Giuliani's Commitments to America
"America's Mayor" lays out his plan for becoming America's president.
June 12, 2007 — -- As a way of trying to create a vision for his candidacy beyond his performance on 9/11 and his support of abortion rights, former New York Mayor Rudy Giuliani began rolling out policy proposals Tuesday in what he called his "12 commitments to the American people."
"I'm always doing what people think is impossible," Giuliani said Tuesday morning in Bedford, N.H.
Giuliani, who is seeking the Republican presidential nomination expanded on this point in a follow-up e-mail to his supporters.
"Nothing energizes a government and a people better than challenging it to reform, change and improve," writes Giuliani. "We can do what others thought was impossible and couldn't be accomplished. I did it as Mayor of New York City, and I can do it again in Washington."

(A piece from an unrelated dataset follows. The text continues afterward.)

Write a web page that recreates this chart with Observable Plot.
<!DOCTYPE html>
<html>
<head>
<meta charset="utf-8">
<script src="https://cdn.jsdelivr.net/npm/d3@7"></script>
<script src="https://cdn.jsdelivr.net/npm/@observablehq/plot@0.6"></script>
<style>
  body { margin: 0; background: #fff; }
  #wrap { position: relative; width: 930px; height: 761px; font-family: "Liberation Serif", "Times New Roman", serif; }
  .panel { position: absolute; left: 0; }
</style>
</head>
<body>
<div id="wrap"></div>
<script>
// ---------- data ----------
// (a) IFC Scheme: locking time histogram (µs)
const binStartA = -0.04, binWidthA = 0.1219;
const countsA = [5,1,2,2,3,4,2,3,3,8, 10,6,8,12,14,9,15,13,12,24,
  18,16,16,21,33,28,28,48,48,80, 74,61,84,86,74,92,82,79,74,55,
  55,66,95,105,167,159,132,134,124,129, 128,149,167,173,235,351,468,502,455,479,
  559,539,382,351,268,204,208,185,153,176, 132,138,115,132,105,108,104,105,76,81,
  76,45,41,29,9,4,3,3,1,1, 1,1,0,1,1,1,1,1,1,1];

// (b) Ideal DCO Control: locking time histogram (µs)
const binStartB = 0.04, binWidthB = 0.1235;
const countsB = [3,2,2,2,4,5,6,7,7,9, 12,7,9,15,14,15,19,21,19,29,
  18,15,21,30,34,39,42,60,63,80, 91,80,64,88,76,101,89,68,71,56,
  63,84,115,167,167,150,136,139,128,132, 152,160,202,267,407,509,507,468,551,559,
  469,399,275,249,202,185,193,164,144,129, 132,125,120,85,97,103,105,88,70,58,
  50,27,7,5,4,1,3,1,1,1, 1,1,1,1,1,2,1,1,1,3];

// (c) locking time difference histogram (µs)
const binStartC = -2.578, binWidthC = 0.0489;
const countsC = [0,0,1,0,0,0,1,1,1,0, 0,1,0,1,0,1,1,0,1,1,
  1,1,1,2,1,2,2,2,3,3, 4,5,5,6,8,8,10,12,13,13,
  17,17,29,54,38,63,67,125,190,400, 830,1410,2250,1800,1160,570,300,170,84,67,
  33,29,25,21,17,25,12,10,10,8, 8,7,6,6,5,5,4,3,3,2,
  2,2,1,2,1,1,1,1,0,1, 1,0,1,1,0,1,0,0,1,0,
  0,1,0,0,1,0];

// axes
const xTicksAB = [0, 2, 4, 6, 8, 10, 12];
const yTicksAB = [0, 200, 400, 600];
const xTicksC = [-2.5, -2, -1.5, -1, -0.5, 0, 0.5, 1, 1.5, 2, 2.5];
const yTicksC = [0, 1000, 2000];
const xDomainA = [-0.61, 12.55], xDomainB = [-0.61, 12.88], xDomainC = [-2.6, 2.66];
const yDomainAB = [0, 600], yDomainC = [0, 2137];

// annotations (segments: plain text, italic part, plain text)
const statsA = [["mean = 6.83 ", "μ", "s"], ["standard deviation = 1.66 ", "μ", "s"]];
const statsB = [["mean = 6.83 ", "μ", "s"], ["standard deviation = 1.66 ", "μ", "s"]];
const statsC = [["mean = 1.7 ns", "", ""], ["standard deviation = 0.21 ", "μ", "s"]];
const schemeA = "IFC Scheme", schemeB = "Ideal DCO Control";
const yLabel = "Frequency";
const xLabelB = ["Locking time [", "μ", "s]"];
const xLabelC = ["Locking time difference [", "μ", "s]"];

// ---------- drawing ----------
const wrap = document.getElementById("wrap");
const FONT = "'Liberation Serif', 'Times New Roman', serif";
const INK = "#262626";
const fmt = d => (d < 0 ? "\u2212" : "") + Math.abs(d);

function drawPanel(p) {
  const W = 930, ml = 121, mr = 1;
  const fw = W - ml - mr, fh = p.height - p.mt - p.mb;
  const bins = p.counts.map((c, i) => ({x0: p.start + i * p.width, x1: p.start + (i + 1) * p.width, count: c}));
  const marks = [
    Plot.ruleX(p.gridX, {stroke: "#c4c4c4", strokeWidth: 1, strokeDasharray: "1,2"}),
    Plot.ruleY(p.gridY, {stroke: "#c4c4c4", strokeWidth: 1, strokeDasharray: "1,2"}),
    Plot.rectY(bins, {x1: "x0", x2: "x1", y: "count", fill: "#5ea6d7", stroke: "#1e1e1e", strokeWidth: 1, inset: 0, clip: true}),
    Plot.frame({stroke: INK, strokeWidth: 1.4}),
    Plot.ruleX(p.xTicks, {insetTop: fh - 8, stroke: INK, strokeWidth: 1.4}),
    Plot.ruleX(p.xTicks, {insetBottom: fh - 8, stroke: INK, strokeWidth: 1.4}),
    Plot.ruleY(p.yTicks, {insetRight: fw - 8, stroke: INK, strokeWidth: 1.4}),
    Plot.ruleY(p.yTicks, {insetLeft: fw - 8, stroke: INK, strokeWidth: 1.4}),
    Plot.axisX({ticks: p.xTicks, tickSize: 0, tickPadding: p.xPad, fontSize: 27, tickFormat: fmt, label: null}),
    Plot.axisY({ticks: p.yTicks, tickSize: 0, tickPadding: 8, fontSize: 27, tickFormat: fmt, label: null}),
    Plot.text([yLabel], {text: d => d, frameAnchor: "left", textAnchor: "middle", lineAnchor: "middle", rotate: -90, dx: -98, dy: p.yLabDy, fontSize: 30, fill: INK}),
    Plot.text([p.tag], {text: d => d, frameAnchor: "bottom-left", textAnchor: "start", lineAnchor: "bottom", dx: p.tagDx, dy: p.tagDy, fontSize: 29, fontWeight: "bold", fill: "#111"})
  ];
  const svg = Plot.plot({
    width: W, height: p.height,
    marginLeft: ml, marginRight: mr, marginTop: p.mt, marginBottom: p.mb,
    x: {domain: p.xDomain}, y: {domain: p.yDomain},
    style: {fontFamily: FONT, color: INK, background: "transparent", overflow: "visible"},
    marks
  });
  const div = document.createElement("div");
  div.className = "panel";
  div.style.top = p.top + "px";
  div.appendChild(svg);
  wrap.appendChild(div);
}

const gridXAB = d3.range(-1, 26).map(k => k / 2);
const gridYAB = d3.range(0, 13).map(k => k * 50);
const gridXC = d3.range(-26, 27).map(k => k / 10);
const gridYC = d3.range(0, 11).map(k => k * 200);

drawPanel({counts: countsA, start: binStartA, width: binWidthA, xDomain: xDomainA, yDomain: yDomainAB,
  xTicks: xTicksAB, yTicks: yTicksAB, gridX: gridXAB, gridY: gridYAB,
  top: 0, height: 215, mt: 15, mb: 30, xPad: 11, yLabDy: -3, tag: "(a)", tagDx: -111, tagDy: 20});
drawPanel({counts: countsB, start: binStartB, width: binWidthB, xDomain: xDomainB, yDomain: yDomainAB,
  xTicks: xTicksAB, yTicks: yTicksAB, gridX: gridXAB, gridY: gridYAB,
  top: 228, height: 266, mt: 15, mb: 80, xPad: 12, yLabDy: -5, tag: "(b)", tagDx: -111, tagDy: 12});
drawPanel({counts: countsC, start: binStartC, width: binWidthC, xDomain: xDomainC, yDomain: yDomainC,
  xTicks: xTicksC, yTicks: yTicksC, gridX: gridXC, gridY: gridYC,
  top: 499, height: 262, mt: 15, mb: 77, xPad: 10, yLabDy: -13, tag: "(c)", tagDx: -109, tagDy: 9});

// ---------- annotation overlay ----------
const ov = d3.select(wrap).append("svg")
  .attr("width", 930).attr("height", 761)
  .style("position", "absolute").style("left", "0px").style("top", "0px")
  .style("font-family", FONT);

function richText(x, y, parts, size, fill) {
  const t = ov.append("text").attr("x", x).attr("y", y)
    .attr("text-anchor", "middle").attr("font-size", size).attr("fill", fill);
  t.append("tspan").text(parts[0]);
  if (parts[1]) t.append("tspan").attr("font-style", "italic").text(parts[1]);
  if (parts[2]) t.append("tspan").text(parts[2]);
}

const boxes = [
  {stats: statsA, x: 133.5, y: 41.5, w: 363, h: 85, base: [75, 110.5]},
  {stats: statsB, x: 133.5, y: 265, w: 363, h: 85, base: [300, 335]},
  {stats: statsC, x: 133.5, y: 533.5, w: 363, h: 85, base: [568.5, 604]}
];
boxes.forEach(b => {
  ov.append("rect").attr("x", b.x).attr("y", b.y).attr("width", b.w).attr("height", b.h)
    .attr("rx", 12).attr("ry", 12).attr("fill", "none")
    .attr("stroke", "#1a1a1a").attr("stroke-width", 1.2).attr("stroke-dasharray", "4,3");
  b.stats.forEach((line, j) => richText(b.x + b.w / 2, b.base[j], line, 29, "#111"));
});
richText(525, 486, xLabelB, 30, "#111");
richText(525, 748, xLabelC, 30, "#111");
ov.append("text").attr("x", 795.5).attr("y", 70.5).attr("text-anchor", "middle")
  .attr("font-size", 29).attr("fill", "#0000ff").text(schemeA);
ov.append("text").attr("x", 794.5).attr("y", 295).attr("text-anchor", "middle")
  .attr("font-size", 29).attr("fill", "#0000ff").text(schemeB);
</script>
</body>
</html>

Giuliani's "twelve commitments" is a laundry list of generally conservative positions on fiscal discipline, tax-cutting and anti-terrorism plans.

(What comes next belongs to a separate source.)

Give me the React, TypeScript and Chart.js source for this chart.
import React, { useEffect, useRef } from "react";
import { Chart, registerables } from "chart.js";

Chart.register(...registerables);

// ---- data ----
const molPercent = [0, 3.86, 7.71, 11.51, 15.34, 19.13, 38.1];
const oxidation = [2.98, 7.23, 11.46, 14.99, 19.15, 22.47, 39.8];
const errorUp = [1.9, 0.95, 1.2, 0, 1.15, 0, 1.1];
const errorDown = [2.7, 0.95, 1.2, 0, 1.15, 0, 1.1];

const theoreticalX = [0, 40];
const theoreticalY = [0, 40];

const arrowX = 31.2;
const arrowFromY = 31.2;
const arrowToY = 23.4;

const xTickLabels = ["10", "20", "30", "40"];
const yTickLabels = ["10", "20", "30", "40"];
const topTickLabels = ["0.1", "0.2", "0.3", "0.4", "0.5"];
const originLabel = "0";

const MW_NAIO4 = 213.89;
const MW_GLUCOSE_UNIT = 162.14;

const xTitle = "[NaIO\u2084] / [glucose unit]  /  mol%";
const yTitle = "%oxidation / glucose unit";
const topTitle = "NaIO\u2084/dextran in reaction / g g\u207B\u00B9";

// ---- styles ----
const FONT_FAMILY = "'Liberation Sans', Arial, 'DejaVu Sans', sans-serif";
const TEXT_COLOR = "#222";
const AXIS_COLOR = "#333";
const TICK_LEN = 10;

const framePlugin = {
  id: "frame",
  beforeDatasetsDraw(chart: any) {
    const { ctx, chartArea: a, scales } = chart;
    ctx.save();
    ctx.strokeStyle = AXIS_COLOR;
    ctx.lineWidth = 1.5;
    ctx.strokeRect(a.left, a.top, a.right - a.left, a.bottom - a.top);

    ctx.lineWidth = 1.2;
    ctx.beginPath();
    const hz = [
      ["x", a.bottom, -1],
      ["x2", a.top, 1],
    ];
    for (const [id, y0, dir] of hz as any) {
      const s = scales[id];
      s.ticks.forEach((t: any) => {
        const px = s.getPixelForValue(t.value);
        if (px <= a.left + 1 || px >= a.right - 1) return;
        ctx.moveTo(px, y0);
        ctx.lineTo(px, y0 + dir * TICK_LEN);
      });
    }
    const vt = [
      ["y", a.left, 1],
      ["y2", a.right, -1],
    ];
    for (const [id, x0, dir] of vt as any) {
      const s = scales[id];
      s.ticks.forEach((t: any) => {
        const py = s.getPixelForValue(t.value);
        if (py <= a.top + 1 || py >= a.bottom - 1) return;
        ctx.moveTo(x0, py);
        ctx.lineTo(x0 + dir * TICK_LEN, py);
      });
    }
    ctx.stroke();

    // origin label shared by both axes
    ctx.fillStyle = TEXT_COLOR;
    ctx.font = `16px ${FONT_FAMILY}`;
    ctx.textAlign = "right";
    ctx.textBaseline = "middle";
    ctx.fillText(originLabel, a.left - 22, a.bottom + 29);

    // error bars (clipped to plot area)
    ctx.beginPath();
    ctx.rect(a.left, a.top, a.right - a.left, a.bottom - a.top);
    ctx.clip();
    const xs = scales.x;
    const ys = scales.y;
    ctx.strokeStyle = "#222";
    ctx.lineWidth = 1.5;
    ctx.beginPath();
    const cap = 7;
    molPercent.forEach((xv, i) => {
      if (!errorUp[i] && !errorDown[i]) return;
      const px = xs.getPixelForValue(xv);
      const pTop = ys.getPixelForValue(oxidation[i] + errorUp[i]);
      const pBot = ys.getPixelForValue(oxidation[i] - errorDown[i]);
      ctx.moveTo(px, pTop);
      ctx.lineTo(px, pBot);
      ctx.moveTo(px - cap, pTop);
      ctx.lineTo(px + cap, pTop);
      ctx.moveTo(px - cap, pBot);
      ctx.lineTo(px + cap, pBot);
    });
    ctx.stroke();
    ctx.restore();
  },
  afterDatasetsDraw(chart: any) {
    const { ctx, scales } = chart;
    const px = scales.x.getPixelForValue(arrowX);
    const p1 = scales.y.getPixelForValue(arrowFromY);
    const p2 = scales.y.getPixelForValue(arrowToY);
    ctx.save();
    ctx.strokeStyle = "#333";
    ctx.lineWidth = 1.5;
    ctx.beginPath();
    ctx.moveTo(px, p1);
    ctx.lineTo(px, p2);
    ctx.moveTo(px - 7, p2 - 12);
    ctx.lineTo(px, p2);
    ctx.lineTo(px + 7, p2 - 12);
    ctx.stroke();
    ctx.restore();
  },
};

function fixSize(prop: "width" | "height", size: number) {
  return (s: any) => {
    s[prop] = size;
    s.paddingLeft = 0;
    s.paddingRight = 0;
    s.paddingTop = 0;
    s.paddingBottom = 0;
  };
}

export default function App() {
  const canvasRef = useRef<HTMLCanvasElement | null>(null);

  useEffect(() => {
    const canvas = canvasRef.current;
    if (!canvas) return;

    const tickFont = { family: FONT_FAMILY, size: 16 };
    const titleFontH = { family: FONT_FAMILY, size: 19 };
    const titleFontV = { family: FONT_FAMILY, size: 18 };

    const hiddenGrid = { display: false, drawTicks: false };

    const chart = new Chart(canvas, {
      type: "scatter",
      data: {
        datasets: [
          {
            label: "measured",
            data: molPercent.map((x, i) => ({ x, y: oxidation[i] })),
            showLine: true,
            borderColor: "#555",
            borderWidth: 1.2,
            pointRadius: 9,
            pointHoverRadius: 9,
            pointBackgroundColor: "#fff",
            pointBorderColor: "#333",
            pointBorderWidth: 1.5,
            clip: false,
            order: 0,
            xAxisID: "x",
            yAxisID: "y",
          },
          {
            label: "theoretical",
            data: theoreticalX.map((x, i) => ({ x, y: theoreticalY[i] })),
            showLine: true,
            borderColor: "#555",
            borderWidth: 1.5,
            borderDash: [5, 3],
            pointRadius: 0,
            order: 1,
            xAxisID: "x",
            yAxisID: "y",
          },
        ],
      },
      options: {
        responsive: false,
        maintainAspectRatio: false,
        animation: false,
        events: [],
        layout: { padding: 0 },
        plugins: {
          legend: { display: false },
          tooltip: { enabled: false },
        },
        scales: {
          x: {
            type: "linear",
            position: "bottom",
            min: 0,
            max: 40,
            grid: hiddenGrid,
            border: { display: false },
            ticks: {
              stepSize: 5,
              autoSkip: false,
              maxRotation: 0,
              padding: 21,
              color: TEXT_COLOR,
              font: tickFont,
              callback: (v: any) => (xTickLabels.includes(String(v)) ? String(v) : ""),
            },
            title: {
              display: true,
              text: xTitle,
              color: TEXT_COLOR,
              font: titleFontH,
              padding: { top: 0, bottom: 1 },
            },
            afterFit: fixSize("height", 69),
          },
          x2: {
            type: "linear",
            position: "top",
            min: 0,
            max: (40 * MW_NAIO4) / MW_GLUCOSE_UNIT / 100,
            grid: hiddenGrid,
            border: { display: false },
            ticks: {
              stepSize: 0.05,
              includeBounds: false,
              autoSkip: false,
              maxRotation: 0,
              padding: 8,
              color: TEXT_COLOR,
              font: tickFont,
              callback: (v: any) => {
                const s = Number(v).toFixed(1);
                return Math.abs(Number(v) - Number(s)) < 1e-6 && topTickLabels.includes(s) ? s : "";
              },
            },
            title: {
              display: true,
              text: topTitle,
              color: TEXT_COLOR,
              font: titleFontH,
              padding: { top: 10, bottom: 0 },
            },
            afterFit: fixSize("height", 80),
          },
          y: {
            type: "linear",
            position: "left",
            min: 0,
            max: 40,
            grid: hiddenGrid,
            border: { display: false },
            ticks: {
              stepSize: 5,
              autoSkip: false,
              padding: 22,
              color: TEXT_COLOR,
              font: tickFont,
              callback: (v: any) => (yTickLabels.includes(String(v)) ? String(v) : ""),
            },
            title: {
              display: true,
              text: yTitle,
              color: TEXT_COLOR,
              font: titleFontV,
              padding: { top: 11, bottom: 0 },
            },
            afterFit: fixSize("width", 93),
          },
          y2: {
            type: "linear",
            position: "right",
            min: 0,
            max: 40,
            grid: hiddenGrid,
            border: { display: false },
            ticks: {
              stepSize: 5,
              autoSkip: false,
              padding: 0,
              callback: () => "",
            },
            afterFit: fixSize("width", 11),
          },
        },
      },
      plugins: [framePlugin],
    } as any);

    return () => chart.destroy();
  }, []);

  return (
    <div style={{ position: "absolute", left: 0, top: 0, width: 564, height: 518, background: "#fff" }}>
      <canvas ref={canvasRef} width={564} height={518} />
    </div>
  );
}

The only plank of the Giuliani platform that runs counter to his nine declared Republican presidential rivals and many GOP primary voters is his pledge to "increase adoptions, decrease abortions, and protect the quality of life for our children" -- a tacit acknowledgement that the former New York mayor supports abortion rights.

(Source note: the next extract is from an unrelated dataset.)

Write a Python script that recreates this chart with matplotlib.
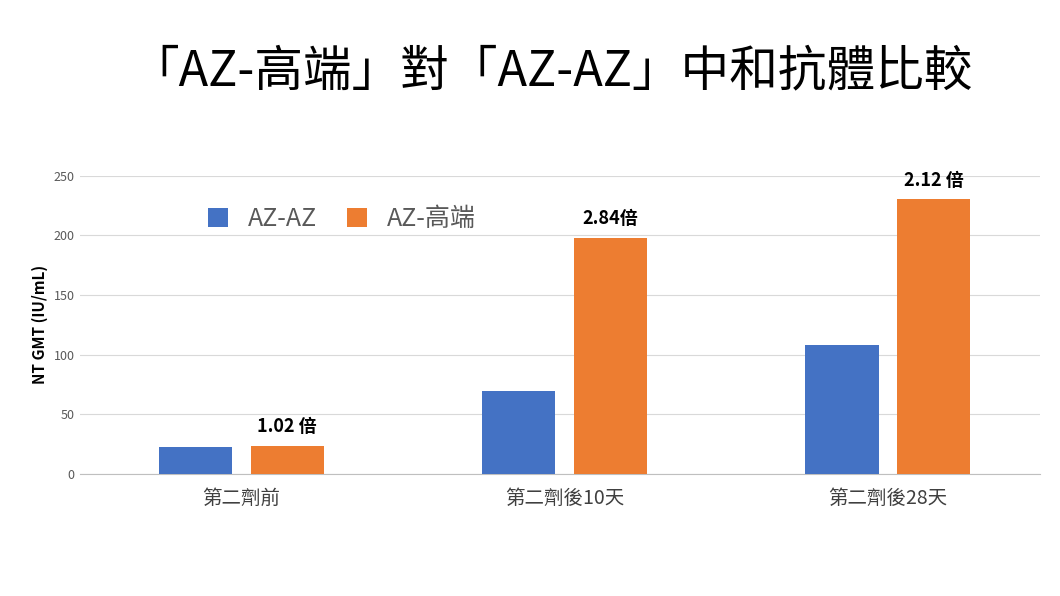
import matplotlib
matplotlib.use("Agg")
import matplotlib.pyplot as plt
import numpy as np

plt.rcParams['font.family'] = ['Noto Sans CJK TC', 'DejaVu Sans']

categories = ["第二劑前", "第二劑後10天", "第二劑後28天"]
az_az = [22.6, 69.6, 108]
az_gd = [23.5, 198, 230.5]
ratios = ["1.02 倍", "2.84倍", "2.12 倍"]

fig = plt.figure(figsize=(10.6, 5.96), dpi=100)
ax = fig.add_axes([0.075, 0.205, 0.906, 0.5])
x = np.arange(len(categories))
w = 0.226
off = 0.142
ax.bar(x - off, az_az, w, color='#4472C4', label='AZ-AZ', zorder=3)
ax.bar(x + off, az_gd, w, color='#ED7D31', label='AZ-高端', zorder=3)
for xi, v, t in zip(x, az_gd, ratios):
    ax.text(xi + off, v + 8, t, ha='center', va='bottom', fontsize=13, fontweight='bold')
ax.set_xlim(-0.5, 2.47)
ax.set_ylim(0, 250)
ax.set_yticks(range(0, 251, 50))
ax.grid(axis='y', color='#D9D9D9', lw=0.8, zorder=0)
for s in ['top', 'right', 'left']:
    ax.spines[s].set_visible(False)
ax.spines['bottom'].set_color('#BFBFBF')
ax.tick_params(axis='y', length=0, labelsize=9, colors='#595959')
ax.tick_params(axis='x', length=0, labelsize=14, colors='#404040', pad=10)
ax.set_xticks(x)
ax.set_xticklabels(categories)
ax.set_ylabel('NT GMT (IU/mL)', fontsize=11, fontweight='bold')
ax.legend(loc='upper left', bbox_to_anchor=(0.11, 0.975), ncol=2, frameon=False,
          fontsize=18, handlelength=0.8, handleheight=0.8, columnspacing=1.2,
          labelcolor='#595959')
fig.text(0.52, 0.88, "「AZ-高端」對「AZ-AZ」中和抗體比較", ha='center', va='center', fontsize=35)
fig.savefig('out.png', dpi=100)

Many of these issues Giuliani has already established as major themes of his candidacy, including keeping America on offense in the "terrorists' war on us," ending illegal immigration, and imposing accountability.
With the exception of a couple of snipes Giuliani has taken at the immigration reform bill pushed by his presidential campaign rival, Sen. John McCain, R-Ariz., Giuliani -- who is leading in most national polls -- he is running a frontrunner's textbook above-the-fray campaign, directing his assaults at Sen. Hillary Clinton, D-N.Y., and other Democratic presidential candidates.
That tactic also serves to remind voters of his implicit campaign argument, specifically that he has a better chance of defeating a Democrat than his more conservative rivals in what looks like it may be a difficult election year for Republicans.
Today was no exception.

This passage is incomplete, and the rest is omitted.